“Di fronte a un'emergenza che si riassume in quattro milioni di disoccupati e altrettanti di precari, con una marcata tendenza al peggioramento, qualsiasi intervento in tema di occupazione dovrebbe presentare una serie di caratteristiche quali: creare in breve tempo il maggior numero di posti di lavoro; dare priorità alle fasce sociali più colpite, poiché un indicatore negativo che segna il 10 per cento per alcuni può toccare il doppio o il triplo per altri; privilegiare attività ad alta intensità di lavoro; indirizzare i nuovi occupati verso settori di pubblica utilità ed alta priorità, tipo, visto quel che succede, la messa in sicurezza antisismica degli edifici. Gli interventi finora previsti in questo campo dal governo non presentano nessuna di tali caratteristiche”. Lo scrive Luciano Gallino, in un articolo che compare nelle due pagine che La Repubblica, nel suo R2-Diario, dedica al New Deal, accanto a due articoli di Federico Rampini e Guido Crainz.

Un articolo (e un approfondimento) tutto da leggere e che si chiude così “Ripetere che lo stato dovrebbe finalmente decidersi a operare come datore di lavoro di ultima istanza - come chi scrive prova a dire da tempo muovendo proprio dalle realizzazioni del New Deal rooseveltiano - sembra davvero una causa persa.

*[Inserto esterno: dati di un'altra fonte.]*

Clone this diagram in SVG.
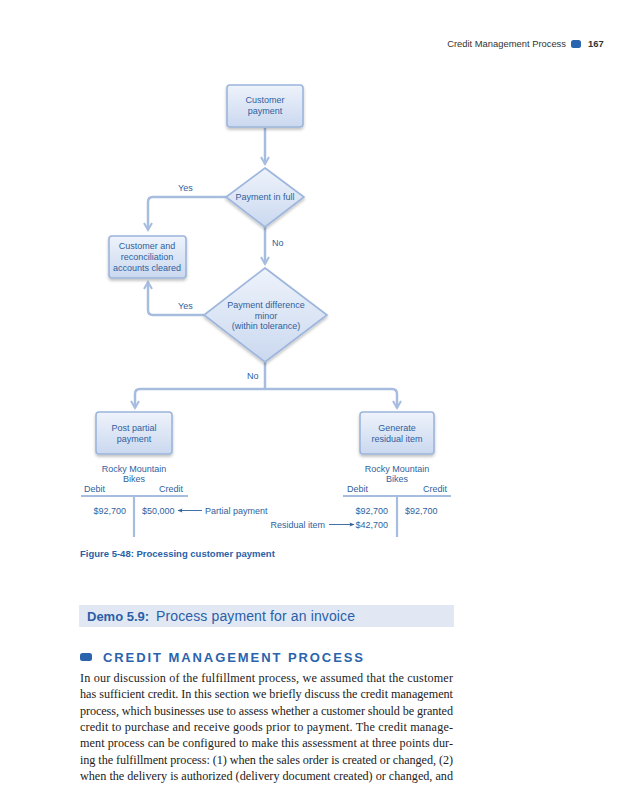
<svg xmlns="http://www.w3.org/2000/svg" width="639" height="800" viewBox="0 0 639 800">
<defs>
<linearGradient id="g" x1="0" y1="0" x2="0" y2="1">
<stop offset="0" stop-color="#eef3fb"/>
<stop offset="1" stop-color="#cad8ef"/>
</linearGradient>
<filter id="sh" x="-20%" y="-20%" width="140%" height="150%">
<feGaussianBlur in="SourceAlpha" stdDeviation="1.5"/>
<feOffset dx="0" dy="1.5"/>
<feComponentTransfer><feFuncA type="linear" slope="0.25"/></feComponentTransfer>
<feMerge><feMergeNode/><feMergeNode in="SourceGraphic"/></feMerge>
</filter>
<marker id="ah" viewBox="0 0 10 10" refX="8" refY="5" markerWidth="4" markerHeight="4" orient="auto">
<path d="M1,1 L8,5 L1,9" fill="none" stroke="#a6bde0" stroke-width="2"/>
</marker>
<marker id="sa" viewBox="0 0 10 10" refX="9" refY="5" markerWidth="7" markerHeight="5" orient="auto" markerUnits="userSpaceOnUse">
<path d="M0,1 L10,5 L0,9 L2,5 Z" fill="#2f5f9e"/>
</marker>
</defs>
<style>
.box{fill:url(#g);stroke:#9cb5dc;stroke-width:1.6;filter:url(#sh)}
.c{fill:none;stroke:#a6bde0;stroke-width:2.5}
.t{font-family:"Liberation Sans",Arial,sans-serif;font-size:9px;fill:#2f5f9e}
.m{text-anchor:middle}
.e{text-anchor:end}
.ta{stroke:#a6bde0;stroke-width:2.2;fill:none}
.body{font-family:"Liberation Serif","Times New Roman",serif;font-size:12.2px;fill:#222}
</style>
<rect width="639" height="800" fill="#fff"/>

<g id="header">
<text x="566" y="47" class="e" font-family="'Liberation Sans',Arial,sans-serif" font-size="9.4px" fill="#333">Credit Management Process</text>
<rect x="571" y="40" width="10" height="8" rx="2.5" fill="#2a64ad"/>
<text x="588" y="47" font-family="'Liberation Sans',Arial,sans-serif" font-size="9.4px" font-weight="bold" fill="#333">167</text>
</g>

<g id="connectors">
<path class="c" d="M265,128 V164" marker-end="url(#ah)"/>
<path class="c" d="M226,197 H153 Q148,197 148,202 V230" marker-end="url(#ah)"/>
<path class="c" d="M265,227 V264" marker-end="url(#ah)"/>
<path class="c" d="M204,315 H153 Q148,315 148,310 V282" marker-end="url(#ah)"/>
<path class="c" d="M265,362 V389"/>
<path class="c" d="M265,389 H140 Q135,389 135,394 V408" marker-end="url(#ah)"/>
<path class="c" d="M265,389 H392 Q397,389 397,394 V408" marker-end="url(#ah)"/>
</g>

<g id="customer-payment">
<rect class="box" x="227" y="85" width="76" height="42" rx="3"/>
<text class="t m" x="265" y="103">Customer</text>
<text class="t m" x="265" y="114">payment</text>
</g>

<g id="payment-in-full">
<polygon class="box" points="265,168 304,197 265,227 226,197"/>
<text class="t m" x="265" y="200">Payment in full</text>
</g>

<g id="accounts-cleared">
<rect class="box" x="109" y="236" width="77" height="42" rx="3"/>
<text class="t m" x="147" y="249">Customer and</text>
<text class="t m" x="147" y="260">reconciliation</text>
<text class="t m" x="147" y="271">accounts cleared</text>
</g>

<g id="payment-difference">
<polygon class="box" points="265,268 327,315 265,362 204,315"/>
<text class="t m" x="266" y="308">Payment difference</text>
<text class="t m" x="266" y="318.5">minor</text>
<text class="t m" x="266" y="329">(within tolerance)</text>
</g>

<g id="labels">
<text class="t" x="178" y="191">Yes</text>
<text class="t" x="272" y="246">No</text>
<text class="t" x="178" y="309">Yes</text>
<text class="t" x="247" y="379">No</text>
</g>

<g id="post-partial">
<rect class="box" x="96" y="412" width="76" height="42" rx="3"/>
<text class="t m" x="134" y="431">Post partial</text>
<text class="t m" x="134" y="442">payment</text>
</g>

<g id="generate-residual">
<rect class="box" x="360" y="412" width="74" height="42" rx="3"/>
<text class="t m" x="397" y="431">Generate</text>
<text class="t m" x="397" y="442">residual item</text>
</g>

<g id="t-account-left">
<text class="t m" x="134" y="472">Rocky Mountain</text>
<text class="t m" x="134" y="482">Bikes</text>
<text class="t" x="84" y="492">Debit</text>
<text class="t e" x="183" y="492">Credit</text>
<path class="ta" d="M81,496 H188 M134,496 V537"/>
<text class="t e" x="126" y="514">$92,700</text>
<text class="t" x="142" y="514">$50,000</text>
<path d="M202,510.5 H178" stroke="#2f5f9e" stroke-width="0.9" marker-end="url(#sa)"/>
<text class="t" x="205" y="514">Partial payment</text>
</g>

<g id="t-account-right">
<text class="t m" x="397" y="472">Rocky Mountain</text>
<text class="t m" x="397" y="482">Bikes</text>
<text class="t" x="347" y="492">Debit</text>
<text class="t e" x="447" y="492">Credit</text>
<path class="ta" d="M343,496 H451 M397,496 V537"/>
<text class="t e" x="388" y="514">$92,700</text>
<text class="t" x="405" y="514">$92,700</text>
<text class="t e" x="325" y="528">Residual item</text>
<path d="M329,524.5 H354" stroke="#2f5f9e" stroke-width="0.9" marker-end="url(#sa)"/>
<text class="t e" x="388" y="528">$42,700</text>
</g>

<text x="80" y="557" font-family="'Liberation Sans',Arial,sans-serif" font-size="9.5px" font-weight="bold" fill="#2a5fa8">Figure 5-48: Processing customer payment</text>

<rect x="79" y="605" width="375" height="22" fill="#e1e8f4"/>
<text x="87" y="621" font-family="'Liberation Sans',Arial,sans-serif" font-size="13px" font-weight="bold" fill="#2a5fa8">Demo 5.9:</text>
<text x="156" y="621" font-family="'Liberation Sans',Arial,sans-serif" font-size="14px" fill="#2a5fa8" textLength="199" lengthAdjust="spacing">Process payment for an invoice</text>

<rect x="80" y="653" width="12" height="8" rx="2.5" fill="#2a64ad"/>
<text x="103" y="662" font-family="'Liberation Sans',Arial,sans-serif" font-size="13px" font-weight="bold" fill="#2a64ad" textLength="260" lengthAdjust="spacing">CREDIT MANAGEMENT PROCESS</text>

<g class="body">
<text x="80" y="682" textLength="373" lengthAdjust="spacing">In our discussion of the fulfillment process, we assumed that the customer</text>
<text x="80" y="698" textLength="373" lengthAdjust="spacing">has sufficient credit. In this section we briefly discuss the credit management</text>
<text x="80" y="714.5" textLength="373" lengthAdjust="spacing">process, which businesses use to assess whether a customer should be granted</text>
<text x="80" y="731" textLength="373" lengthAdjust="spacing">credit to purchase and receive goods prior to payment. The credit manage-</text>
<text x="80" y="747" textLength="373" lengthAdjust="spacing">ment process can be configured to make this assessment at three points dur-</text>
<text x="80" y="763.5" textLength="373" lengthAdjust="spacing">ing the fulfillment process: (1) when the sales order is created or changed, (2)</text>
<text x="80" y="780" textLength="373" lengthAdjust="spacing">when the delivery is authorized (delivery document created) or changed, and</text>
</g>
</svg>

Con un piccolo segno in controtendenza. Il ministro dell'Istruzione Profumo ha annunciato che il suo ministero intende avviare entro il 2012 le procedure per l'assunzione di 25.000 insegnanti, metà per concorso e il resto attingendo dalle graduatorie dei precari della scuola. Non è esattamente il New Deal (…) ma è quanto meno un segno che in un settore vitale come l'istruzione, dove la spesa pubblica è assolutamente insostituibile, pena l'esclusione da esso di milioni di giovani, l'idea di tagliarla ancora perché i costi della macchina statale vanno sempre e comunque ridotti, è stata riposta nel cassetto. Dove si può sperare sia raggiunta presto da altre idee controproduttive intorno allo stesso tema.